La Secretaría de Estado de Trabajo y las organizaciones de empleadores y trabajadores deberán tomar las medidas necesarias para que las labores del(a) envejeciente se desarrollen en condiciones satisfactorias y seguras.
Deberán tomarse las medidas necesarias para que el(a) envejeciente encuentre o reencuentre ubicación laboral mediante nuevas posibilidades de empleo”.
El organismo rector es el Consejo Nacional de la Persona Envejeciente, que preside el ministro de Salud Pública, con una dirección ejecutiva que debe ser cambiada cada dos años, pero que la actual incumbente tiene seis años sin ser removida como lo contempla la legislación.
La médico geriatra Rosy Pereyra Ariza, directora del Instituto del Abuelo, explica que la ley fue promulgada por el presidente Fernández en 1998.
Durante el gobierno del Partido Revolucionario Dominicano no se aplicó por falta de reglamento, pero en el segundo período del Partido de la Liberación Dominicana un grupo de entidades que trabajan con adultos mayores y con apoyo de las Naciones Unidas logró hacer el reglamento.

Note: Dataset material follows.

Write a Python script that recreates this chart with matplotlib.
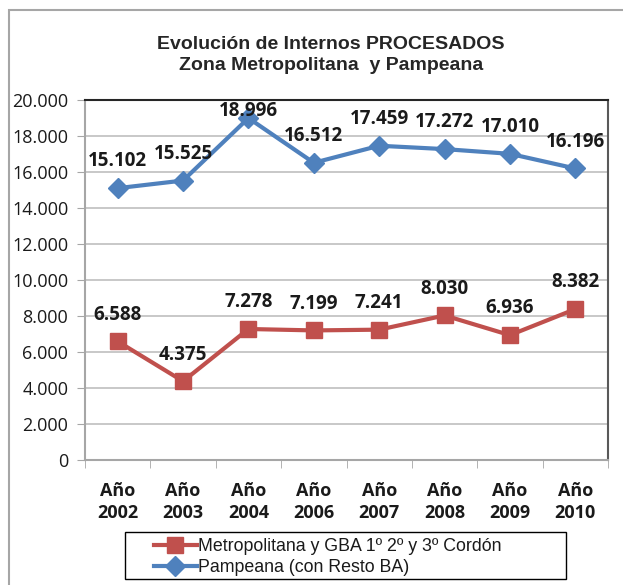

Tanto esa legislación como la 87-01 sobre Seguridad Social contemplan pensiones para los envejecientes, pero los que no cotizaron en la edad productiva no disfrutan de lo contemplado en la ley.
“En vez de nosotros hacer honor a las dos leyes que tenemos, nos basamos en la dádiva de la tarjeta Solidaridad, es un programa social que de alguna manera o parcialmente contribuye con que la gente coma diez días, porque más de ahí no pueden comer con lo que dan, pero esa no es la ley”, dijo.
Divididos en el ocaso
Pereyra Ariza afirma que muchos hijos han migrado a las grandes ciudades, sobre todo del sur profundo, dejando a esas comunidades con poca juventud y ancianos.

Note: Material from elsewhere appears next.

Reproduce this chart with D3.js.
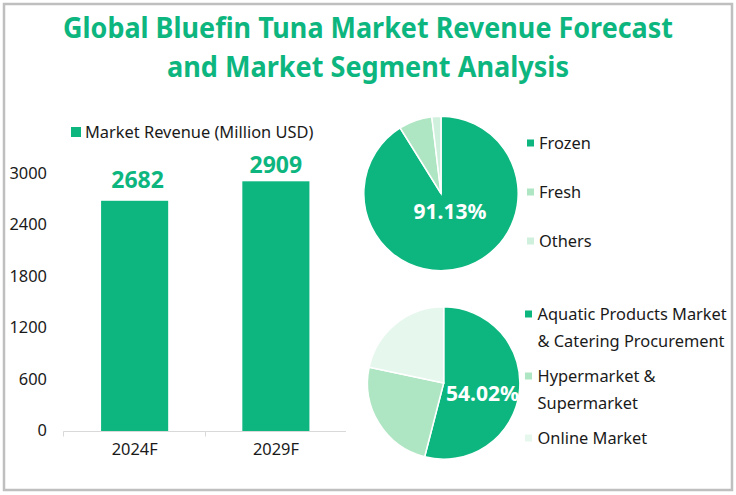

Dijo que los hijos y nietos se traen a las madres para que les sirvan de niñera, cocinera y doméstica y dejan a los padres solos en los campos.
“Eso no solo divide las familias, sino que también trae una serie de mayores dificultades y de tendencias de esa persona que se queda sola en el campo, sin su esposa de toda la vida”. l
La tristeza de un anciano que trabaja en la calle
Luz Marina Cortázar, directora del Instituto de la Familia, considera que muchos envejecientes se autodestruyen porque no se sienten útiles.
“Es muy triste ver una persona vieja vendiendo en la calle, pero también hay que ver el lado positivo porque es una persona que todavía se siente útil y que todavía tiene la capacidad para obtener los recursos que necesita”, dice Cortázar.